第二話は、武具に生活を賭けた武士の話です。
甲冑に対する執念は、当代切っての名工明珍を越えていたと言えましょう。
かの武士にとっては、身なりによって自分が疑われたことよりも、武具をまけるなどという考えのほうがこの上ない侮辱であると感じられたのでしょう。
値引きしてよいものというのは、それだけそのものが雑に作られたものでもあるということです。

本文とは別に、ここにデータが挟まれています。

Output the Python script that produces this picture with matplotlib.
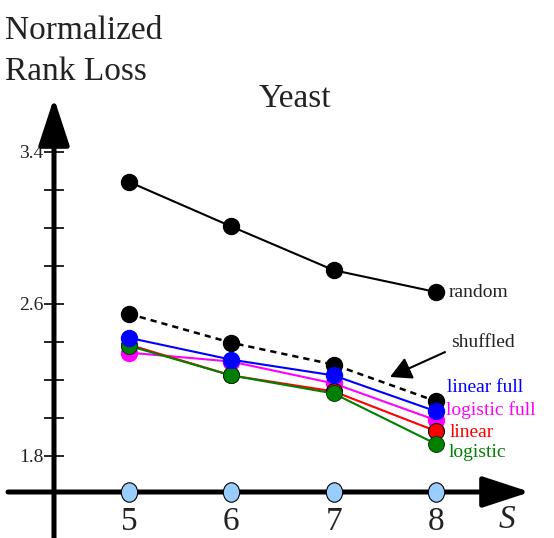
import matplotlib
matplotlib.use('Agg')
import matplotlib.pyplot as plt
from matplotlib.path import Path
from matplotlib.transforms import Affine2D

plt.rcParams['font.family'] = ['Liberation Serif', 'DejaVu Serif']

# data
S = [5, 6, 7, 8]
random_loss = [3.243, 3.008, 2.778, 2.663]
shuffled_loss = [2.548, 2.396, 2.281, 2.088]
linear_full = [2.422, 2.307, 2.224, 2.035]
logistic_full = [2.344, 2.297, 2.182, 1.988]
linear = [2.386, 2.224, 2.140, 1.931]
logistic = [2.380, 2.224, 2.129, 1.863]

ytick_vals = [1.8, 2.0, 2.2, 2.4, 2.6, 2.8, 3.0, 3.2, 3.4]
ytick_labels = ['1.8', '', '', '', '2.6', '', '', '', '3.4']

text_col = '#222222'

fig = plt.figure(figsize=(5.54, 5.38), dpi=100)
ax = fig.add_axes([0, 0, 1, 1])
ax.set_xlim(3.7412, 9.1514)
ax.set_ylim(1.3684, 4.2)
ax.patch.set_alpha(0)

# axis positions (data coords)
x_yaxis = 4.2686
y_xaxis = 1.6105

for side in ['top', 'right']:
    ax.spines[side].set_visible(False)
ax.spines['left'].set_position(('data', x_yaxis))
ax.spines['bottom'].set_position(('data', y_xaxis))
ax.spines['left'].set_visible(False)
ax.spines['bottom'].set_visible(False)

ax.set_yticks(ytick_vals)
ax.set_yticklabels(ytick_labels)
ax.tick_params(axis='y', direction='inout', length=14, width=1.2, color='black',
               labelsize=14, labelcolor=text_col, pad=0.5)
ax.set_xticks(S)
ax.set_xticklabels([str(s) for s in S])
ax.tick_params(axis='x', length=0, labelsize=24, labelcolor=text_col, pad=10.5)

# axis lines with arrow heads
arrow_style = '-|>,head_length=2.9,head_width=0.95'
ax.annotate('', xy=(54, 440), xytext=(54, -5), xycoords='figure pixels',
            textcoords='figure pixels',
            arrowprops=dict(arrowstyle=arrow_style, lw=3.6, color='black',
                            shrinkA=0, shrinkB=0, mutation_scale=10))
ax.annotate('', xy=(530, 46), xytext=(8, 46), xycoords='figure pixels',
            textcoords='figure pixels',
            arrowprops=dict(arrowstyle=arrow_style, lw=3.6, color='black',
                            shrinkA=0, shrinkB=0, mutation_scale=10))

# series
ms = 11.5
ax.plot(S, random_loss, color='black', lw=1.5, marker='o', ms=ms, zorder=3)
ax.plot(S, shuffled_loss, color='black', lw=1.8, ls=(0, (2.5, 2)), marker='o', ms=ms, zorder=3)
ax.plot(S, logistic_full, color='#ff00ff', lw=1.5, marker='o', ms=ms, zorder=3)
ax.plot(S, linear, color='#ff0000', lw=1.5, marker='o', ms=ms, mec='black', mew=0.8, zorder=3)
ax.plot(S, logistic, color='#008000', lw=1.5, marker='o', ms=ms, mec='#003000', mew=0.6, zorder=3)
ax.plot(S, linear_full, color='#0000ff', lw=1.5, marker='o', ms=ms, zorder=3)

# light blue markers on the S axis
ellipse = Path.unit_circle().transformed(Affine2D().scale(0.84, 1.0))
ax.scatter(S, [y_xaxis] * len(S), marker=ellipse, s=14.0 ** 2, facecolor='#99ccff',
           edgecolor='black', linewidths=0.8, zorder=5, clip_on=False)

# series labels
lx = 8.126
ax.text(lx, 2.663, 'random', fontsize=14, color=text_col, va='center', ha='left')
ax.text(lx + 0.02, 2.395, 'shuffled', fontsize=14, color=text_col, va='center', ha='left')
ax.text(lx - 0.02, 2.163, 'linear full', fontsize=14, color='#0000ff', va='center', ha='left')
ax.text(lx - 0.03, 2.042, 'logistic full', fontsize=14, color='#ff00ff', va='center', ha='left')
ax.text(lx + 0.01, 1.926, 'linear', fontsize=14, color='#ff0000', va='center', ha='left')
ax.text(lx, 1.821, 'logistic', fontsize=14, color='#008000', va='center', ha='left')

# arrow pointing at the shuffled line
ax.annotate('', xy=(7.550, 2.216), xytext=(8.087, 2.347),
            arrowprops=dict(arrowstyle='-|>,head_length=1.3,head_width=0.7', lw=1.5,
                            color='black', shrinkA=0, shrinkB=0, mutation_scale=10))

# titles
W, H = 554, 538
fig.text(5 / W, 1 - 39 / H, 'Normalized', fontsize=24, color=text_col, ha='left', va='baseline')
fig.text(5 / W, 1 - 80 / H, 'Rank Loss', fontsize=24, color=text_col, ha='left', va='baseline')
fig.text(259 / W, 1 - 107 / H, 'Yeast', fontsize=24, color=text_col, ha='left', va='baseline')
fig.text(507 / W, 1 - 520 / H, 'S', fontsize=24, color=text_col, style='italic', ha='center', va='center')

fig.savefig('out.png', dpi=100)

武士の態度からは、侍であることへ矜持や武への尊崇が感じられます。
『耳嚢』からもう一話、紹介します。
前二話ほど極端ではなく、日常を感じさせる話です。
〈第三話〉
赤坂であったか、糀町であったか、はなはだ貧乏な火消与力がいました。
借金も多く、生活は困難を極めていました。
ある時、夫婦は相談しました。
「このままではとてもやっていけまい。先祖からの家を絶やすのは恥知らずなことであるから、このあたりで踏ん切りをつけよう」
こうして、妻をとある大名のもとへ奉公に出し、二人の娘は些少の手当をつけて親戚にその養育を依頼したのでした。
男は、我が身と下僕一人馬一匹だけの暮らしとなり、飢えず凍えず、かつかつの状態で日々を送りました。
三年後、男はついに借金を返済しました。
それでもなお一年ばかり同様の生活を続けますと、人並みの暮らしを立てられるまでになりました。
もはや他人に世話を頼むべきではないと考え、娘を戻し、妻の暇ももらおうとしました。
ところが、妻はこう言いました。
「家に帰るのはうれしいけれど、もう一年も我慢して今の生活を続けたならば、娘を嫁入りさせるほどの貯えもできましょう」
この時、男は次のように諭しました。
尤もなるやうながら、それはこれまでの志と違ひ、欲心なり。天の憎しみを受け、親族もなんぞ心よくうけがはんや。かかる事はせぬ事なり。
なるほどもっともなことのようだが、それは今までの考えとは異なり、欲念というものである。天の憎しみを受け、親族も決して快く賛成してくれぬであろう。そういうことはしないものだ。
その後、その家は相応に栄えて、二人の娘も嫁に出すことができ、今では楽しく暮らしているということです。
何が大切かについて考えさせられる、味わい深い話です。